Question 1.1.5

Question 1.1.5

Our Exchange, approximately every 6 months, runs regulated auctions for acquiring gas.

Auctions are created and organised through the passing of a resolution of a public administrative authority. These auctions are not freely produced at any time, they only happen periodically subject to the terms and conditions set by the mentioned Resolution.

Several vendors, previously qualified according to Rules approved by a public administrative authority, freely submit bids. There are two types of auctions:

  • In the first type, run one each year, cushion gas is bought for its use in the new gas storage sites to be put into operation during the following year. The amount to be bought is known in advance and the participants present complex bids of the gas to be sold with different delivery options (Virtual Point, interconnection, GNL, GNL in ships, …). At the moment, there is only one buyer.
  • In the second type, run every 6 months, gas is sold to last resort retailers. The amount is also known in advance, but in this case, the auction is run as descending clock auction with several rounds. Once the results are known the acquired gas is distributed in previously established percentages between the different last resort retailers.

The buyers do NOT submit any bid during the auction and they are previously nominated (e.g Last resort retailers appointed by the Ministry of Industry, Energy and Tourism).This predetermined set of buyers are known before the auction starts and they are obliged to buy the result of the auctions without any chance to refuse it.

The result of the auction will produce bilateral contracts with physical settlement between each of the successful bidding vendors and each of the buyer but just only one party (the sellers) have been able to determine the price of the contracts, having the other party (the buyer) the obligation to accept it according the results of the auction.

In any case, XXX Exchange does not participate in the settlement, payment, collaterals or management of these contracts.

As there is not a many-to-many trading possibility (because only the sellers submit bids), these auctions do not comply with the definition of organised market place (Article 2(4) of the REMIT Implementing Regulation).
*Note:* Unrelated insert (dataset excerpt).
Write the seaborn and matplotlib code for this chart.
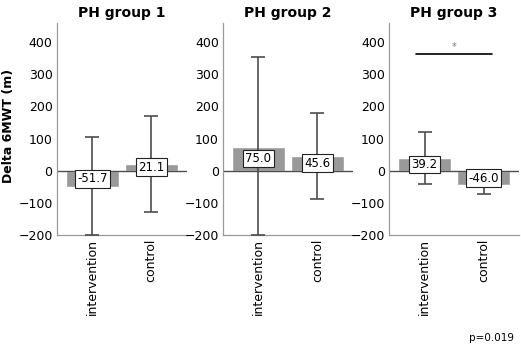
import matplotlib
matplotlib.use("Agg")
import matplotlib.pyplot as plt
import seaborn as sns
import numpy as np

# values
groups = ["PH group 1", "PH group 2", "PH group 3"]
arms = ["intervention", "control"]
means = [[-51.7, 21.1], [75.0, 45.6], [39.2, -46.0]]
err_low = [[-200, -128], [-200, -89], [-40, -72]]
err_high = [[106, 170], [353, 178], [119, -22]]
sig_y = 362
p_text = "p=0.019"

sns.set_style("white")
plt.rcParams['font.family'] = ['DejaVu Sans']
plt.rcParams['text.color'] = 'black'
plt.rcParams['xtick.color'] = 'black'
plt.rcParams['ytick.color'] = 'black'

fig = plt.figure(figsize=(5.21, 3.46), dpi=100)
lefts = [0.109, 0.428, 0.747]

for i, grp in enumerate(groups):
    ax = fig.add_axes([lefts[i], 0.321, 0.249, 0.613])
    sns.barplot(x=arms, y=means[i], color="#999999", saturation=1, width=0.9,
                errorbar=None, ax=ax)
    m = np.array(means[i])
    yerr = [m - np.array(err_low[i]), np.array(err_high[i]) - m]
    ax.errorbar(range(len(arms)), m, yerr=yerr, fmt="none", ecolor="#4d4d4d",
                elinewidth=1.2, capsize=5, capthick=1.2, zorder=3)
    ax.axhline(0, color="#4d4d4d", lw=1, zorder=2)
    for j, v in enumerate(m):
        ax.text(j, v / 2, f"{v:.1f}", ha="center", va="center", fontsize=8.5,
                zorder=5,
                bbox=dict(boxstyle="square,pad=0.2", fc="white", ec="#222222", lw=0.8))
    ax.set_xlim(-0.6, 1.6)
    ax.set_ylim(-200, 460)
    ax.set_yticks([-200, -100, 0, 100, 200, 300, 400])
    ax.tick_params(axis="both", length=0, labelsize=9, pad=3)
    ax.tick_params(axis="x", rotation=90)
    for lab in ax.get_xticklabels():
        lab.set_va("top")
    for s in ["top", "right"]:
        ax.spines[s].set_visible(False)
    for s in ["left", "bottom"]:
        ax.spines[s].set_color("#999999")
        ax.spines[s].set_linewidth(0.9)
    ax.set_title(grp, fontsize=10, fontweight="bold", pad=4)
    ax.set_xlabel("")
    ax.set_ylabel("")

    if i == 2:
        ax.plot([-0.15, 1.15], [sig_y, sig_y], color="black", lw=1.2)
        ax.text(0.5, sig_y + 8, "*", ha="center", va="bottom", fontsize=7, color="#777777")

fig.text(0.017, 0.636, "Delta 6MWT (m)", rotation=90, ha="center", va="center",
         fontsize=9, fontweight="bold")
fig.text(0.944, 0.023, p_text, ha="center", va="center", fontsize=7.5)

fig.savefig("out.png", dpi=100)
So, XXX Exchange does not have to report orders and trades and is not obliged to offer these services to the participants. Participants have to report on their own, but just only the final bilateral contracts that were created at the end of the auction.


Answer

From the Agency’s point of view, the TRUM, available on the REMIT Portal, already addresses this question on page 15. If the Auction is not a multilateral system or any other system or facility in which multiple third-party buying and selling interests in wholesale energy products are able to interact in a way that results in a contract and therefore not an Organised Market Place (which has to be assessed by the person who runs the Auction), then the orders should not be reported. However, any trade concluded in such a platform has to be reported in Phase 2 (7 April 2016) as any other bilateral contract.